1. vuln-regex-detector / safe-regex (npm) in pre-commit hooks:
- # No regex linting in pre-commit config
+ # .pre-commit-config.yaml
+ repos:
+ - repo: local
+ hooks:
+ - id: safe-regex-check
+ name: ReDoS Static Analysis
+ entry: npx safe-regex-cli --pattern-file src/
+ language: node
+ pass_filenames: false
2. ESLint plugin — eslint-plugin-regexp:
- // .eslintrc.js — no regex rules
+ // .eslintrc.js
+ module.exports = {
+ plugins: ['regexp'],
+ rules: {
+ 'regexp/no-super-linear-backtracking': 'error',
+ 'regexp/no-obscure-range': 'error',
+ 'regexp/optimal-quantifier-concatenation': 'warn'
+ }
+ };
3. Semgrep rule in your GitHub Actions pipeline:
+ # .github/workflows/sast.yml
+ - name: Semgrep ReDoS Scan
+ uses: returntocorp/semgrep-action@v1
+ with:
+ config: p/redos
4. Runtime enforcement — set --max-old-space-size and use a reverse proxy (Nginx/Envoy) with strict request timeouts upstream of your Node process.

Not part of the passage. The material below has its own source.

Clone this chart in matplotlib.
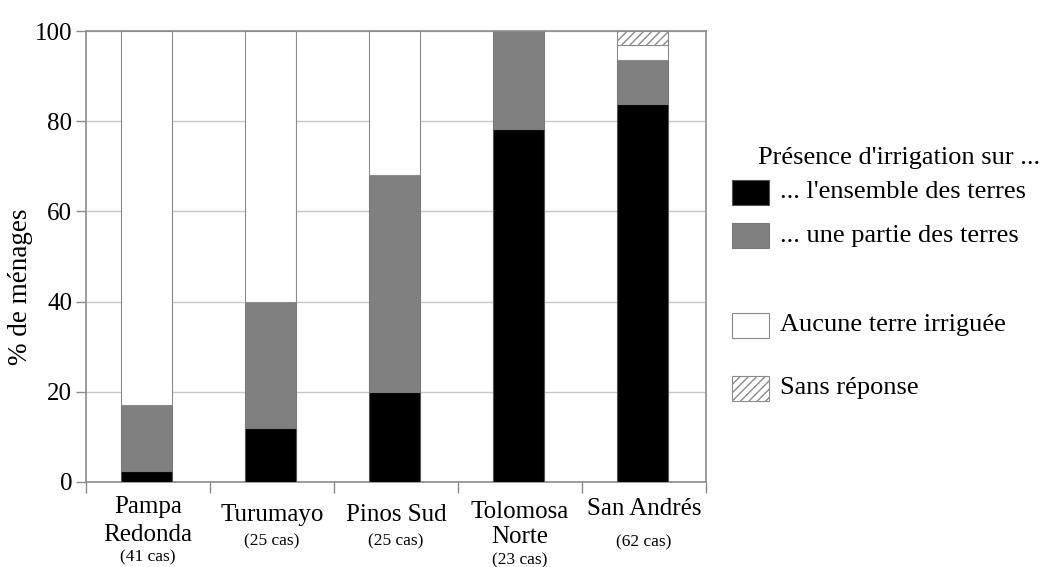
import matplotlib
matplotlib.use('Agg')
import matplotlib.pyplot as plt
import matplotlib.transforms as mtransforms
from matplotlib.patches import Rectangle
import numpy as np

plt.rcParams['font.family'] = ['Liberation Serif', 'DejaVu Serif']

# Data (% of households)
sites = [['Pampa', 'Redonda'], ['Turumayo'], ['Pinos Sud'], ['Tolomosa', 'Norte'], ['San Andrés']]
cases = ['(41 cas)', '(25 cas)', '(25 cas)', '(23 cas)', '(62 cas)']
all_land = [2.4, 12.0, 20.0, 78.3, 83.9]
part_land = [14.7, 28.0, 48.0, 21.7, 9.7]
no_land = [82.9, 60.0, 32.0, 0.0, 3.2]
no_answer = [0.0, 0.0, 0.0, 0.0, 3.2]

W, H = 1050, 567
fig = plt.figure(figsize=(W / 100, H / 100), dpi=100)
ax = fig.add_axes([86 / W, 1 - 482 / H, 620 / W, 451 / H])

x = np.arange(len(sites)) - 0.015
bw = 0.41
edge = '#8c8c8c'
ax.bar(x, all_land, bw, color='black', edgecolor='#555555', linewidth=0.8, zorder=3)
bottom = np.array(all_land)
ax.bar(x, part_land, bw, bottom=bottom, color='#808080', edgecolor='#7a7a7a', linewidth=0.8, zorder=3)
bottom = bottom + np.array(part_land)
ax.bar(x, no_land, bw, bottom=bottom, color='white', edgecolor=edge, linewidth=0.8, zorder=3)
bottom = bottom + np.array(no_land)
b4 = ax.bar(x, no_answer, bw, bottom=bottom, color='white', edgecolor=edge, linewidth=0.8,
            hatch='////', zorder=3)
for r, v in zip(b4, no_answer):
    if v == 0:
        r.set_visible(False)

ax.set_xlim(-0.5, len(sites) - 0.5)
ax.set_ylim(0, 100)
ax.set_yticks([0, 20, 40, 60, 80, 100])
ax.set_yticklabels(['0', '20', '40', '60', '80', '100'], fontsize=18)
ax.set_xticks(np.arange(len(sites) + 1) - 0.5)
ax.set_xticklabels([])
ax.tick_params(axis='x', length=8, color=edge, width=1)
ax.tick_params(axis='y', length=7, color=edge, width=1, pad=3)
ax.yaxis.grid(True, color='#c8c8c8', linewidth=1, zorder=0)
ax.set_axisbelow(True)
for s in ax.spines.values():
    s.set_color(edge)
    s.set_linewidth(1.2)
ax.set_ylabel('% de ménages', fontsize=19.5)
ax.yaxis.set_label_coords(-0.085, 0.432)

# Category labels below the axis (pixel rows of each line)
tr = mtransforms.blended_transform_factory(ax.transData, fig.transFigure)
name_rows = [[507, 535], [515], [515], [512, 537], [509]]
case_rows = [557, 541, 541, 560, 542]
for i in range(len(sites)):
    for line, yp in zip(sites[i], name_rows[i]):
        ax.text(i, 1 - yp / H, line, transform=tr, ha='center', va='center', fontsize=18)
    ax.text(i, 1 - case_rows[i] / H, cases[i], transform=tr, ha='center', va='center',
            fontsize=12.5)

# Legend drawn by hand
fig.text(758 / W, 1 - 158 / H, "Présence d'irrigation sur ...", fontsize=19,
         ha='left', va='center')
entries = [
    ("... l'ensemble des terres", 'black', '#555555', None, 192),
    ('... une partie des terres', '#808080', '#7a7a7a', None, 236),
    ('Aucune terre irriguée', 'white', edge, None, 325),
    ('Sans réponse', 'white', edge, '////', 388),
]
for label, fc, ec, hatch, yc in entries:
    fig.patches.append(Rectangle((732 / W, 1 - (yc + 12.5) / H), 37 / W, 25 / H,
                                 facecolor=fc, edgecolor=ec, hatch=hatch, linewidth=0.8,
                                 transform=fig.transFigure, figure=fig))
    fig.text(780 / W, 1 - yc / H, label, fontsize=19, ha='left', va='center')

fig.savefig('out.png', dpi=100, facecolor='white')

A 100ms upstream timeout kills the blocked event loop request before it starves the worker pool.
The layered defense: static analysis at commit → SAST in CI → RE2 in runtime → timeout at proxy. Any one of these stops a ReDoS incident. All four mean you never page at 3am for a regex.